Scalable fabrication of all-ceramic composite cathodes via controlled lithium compensation for Li-garnet batteries

Abstract

Developing scalable processing routes for oxide-based solid-state batteries remains a central challenge, particularly in maintaining lithium stoichiometry and interfacial stability during high-temperature sintering. In this work, we develop alternative lithium compensation strategies for the fabrication of fully dense, secondary-phase-free composite cathodes beyond gas-phase lithiation, using LiCoO₂–Li₇La₃Zr₂O₁₂ as a model system. Specifically, two solid-phase approaches were explored: the addition of lithium precursors and the use of an overlithiated garnet catholyte. Both methods effectively suppressed the formation of LaCoO₃-type interphases and yielded highly dense microstructures after sintering at 1050 °C, achieving performance comparable to gas-phase lithium compensation.
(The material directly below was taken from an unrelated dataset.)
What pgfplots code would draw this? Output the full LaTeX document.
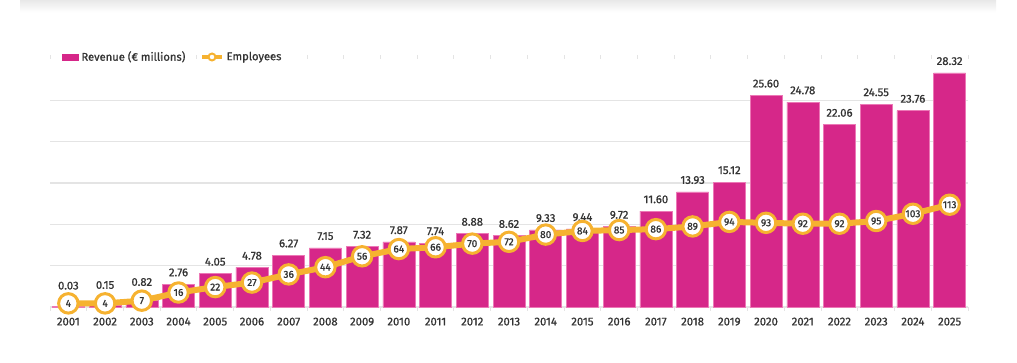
\documentclass[border=0pt]{standalone}
\usepackage{pgfplots}
\pgfplotsset{compat=1.18}
\usepackage{pgfplotstable}
\usepackage{fontspec}
\setmainfont{Fira Sans}[FakeBold=0.9,AutoFakeBold=0.9]
\definecolor{barpink}{RGB}{214,39,137}
\definecolor{baredge}{RGB}{236,120,182}
\definecolor{emporange}{RGB}{246,178,48}
\definecolor{txt}{RGB}{51,51,51}
\definecolor{gridc}{RGB}{228,228,228}
\pgfplotstableread{
x rev ly emp
0 0.03 2.58 4
1 0.15 2.66 4
2 0.82 3.02 7
3 2.76 4.18 16
4 4.05 5.47 22
5 4.78 6.20 27
6 6.27 7.69 36
7 7.15 8.57 44
8 7.32 8.74 56
9 7.87 9.29 64
10 7.74 9.16 66
11 8.88 10.30 70
12 8.62 10.04 72
13 9.33 10.75 80
14 9.44 10.86 84
15 9.72 11.14 85
16 11.60 13.02 86
17 13.93 15.35 89
18 15.12 16.54 94
19 25.60 27.02 93
20 24.78 26.20 92
21 22.06 23.48 92
22 24.55 25.97 95
23 23.76 25.18 103
24 28.32 29.74 113
}\data
\begin{document}
\begin{tikzpicture}
\path[use as bounding box] (0,0) rectangle (762.75pt,272.25pt);
\shade[top color=black!9, bottom color=white] (15pt,272.25pt) rectangle (747pt,263pt);
\begin{axis}[
  at={(37.5pt,42pt)}, anchor=south west,
  width=688.5pt, height=186pt, scale only axis,
  xmin=-0.5, xmax=24.5, ymin=0, ymax=30,
  clip=false,
  axis line style={draw=none},
  ytick={0,5,10,15,20,25}, yticklabels={}, ymajorgrids,
  major grid style={draw=gridc, line width=1pt},
  xtick={0,...,24},
  xticklabels={2001,2002,2003,2004,2005,2006,2007,2008,2009,2010,2011,2012,2013,2014,2015,2016,2017,2018,2019,2020,2021,2022,2023,2024,2025},
  minor xtick={-0.5,0.5,...,24.5},
  tick align=outside, major tick length=0pt, minor tick length=3pt,
  tick style={draw=gridc, line width=0.75pt},
  xticklabel style={font=\bfseries\fontsize{8.5}{10}\selectfont, text=txt, yshift=-4.5pt},
  legend style={at={(rel axis cs:0,1)}, anchor=west, xshift=9pt, yshift=1.5pt,
    draw=none, fill=none, inner sep=0pt, font=\bfseries\fontsize{8.4}{10}\selectfont, text=txt,
    legend columns=2, /tikz/every even column/.append style={column sep=9pt}},
]
\addplot[ybar, bar width=24pt, bar shift=0pt, fill=barpink, draw=baredge, line width=0.4pt,
  legend image code/.code={\fill[barpink] (0pt,-2.25pt) rectangle (12pt,2.25pt);}]
  table[x=x, y=rev] {\data};
\addlegendentry{Revenue (€ millions)}
\addlegendimage{legend image code/.code={\draw[emporange, line width=3pt] (0pt,0pt) -- (15pt,0pt); \draw[emporange, fill=white, line width=1.5pt] (7.5pt,0pt) circle (2.6pt);}}
\addlegendentry{Employees}
\addplot[draw=none, mark=none, nodes near coords, point meta=explicit symbolic,
  every node near coord/.append style={anchor=center, font=\bfseries\fontsize{8.5}{10}\selectfont, text=txt}]
  table[x=x, y=ly, meta=rev] {\data};
\end{axis}
\begin{axis}[
  at={(37.5pt,42pt)}, anchor=south west,
  width=688.5pt, height=186pt, scale only axis,
  xmin=-0.5, xmax=24.5, ymin=0, ymax=274,
  axis lines=none, clip=false,
]
\addplot[emporange, line width=4.5pt, line join=round, mark=*, mark size=7.3pt,
  mark options={fill=white, draw=emporange, line width=2.25pt},
  nodes near coords, point meta=explicit symbolic,
  every node near coord/.append style={anchor=center, font=\bfseries\fontsize{7.6}{9}\selectfont, text=txt}]
  table[x=x, y=emp, meta=emp] {\data};
\end{axis}
\end{tikzpicture}
\end{document}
These results, first verified on pellet samples, were successfully translated into flat, 100 µm-thick free-standing membranes via a tape casting process, demonstrating versatility and scalability. The membranes reduce the area-specific resistance to 4.5 Ω cm² while maintaining high electrochemical activity and delivering a discharge capacity of up to 1.49 mAh cm⁻² at 0.25 mA cm⁻². These advances establish a scalable route toward industrially relevant, all-ceramic composite cathodes for garnet-based solid-state batteries.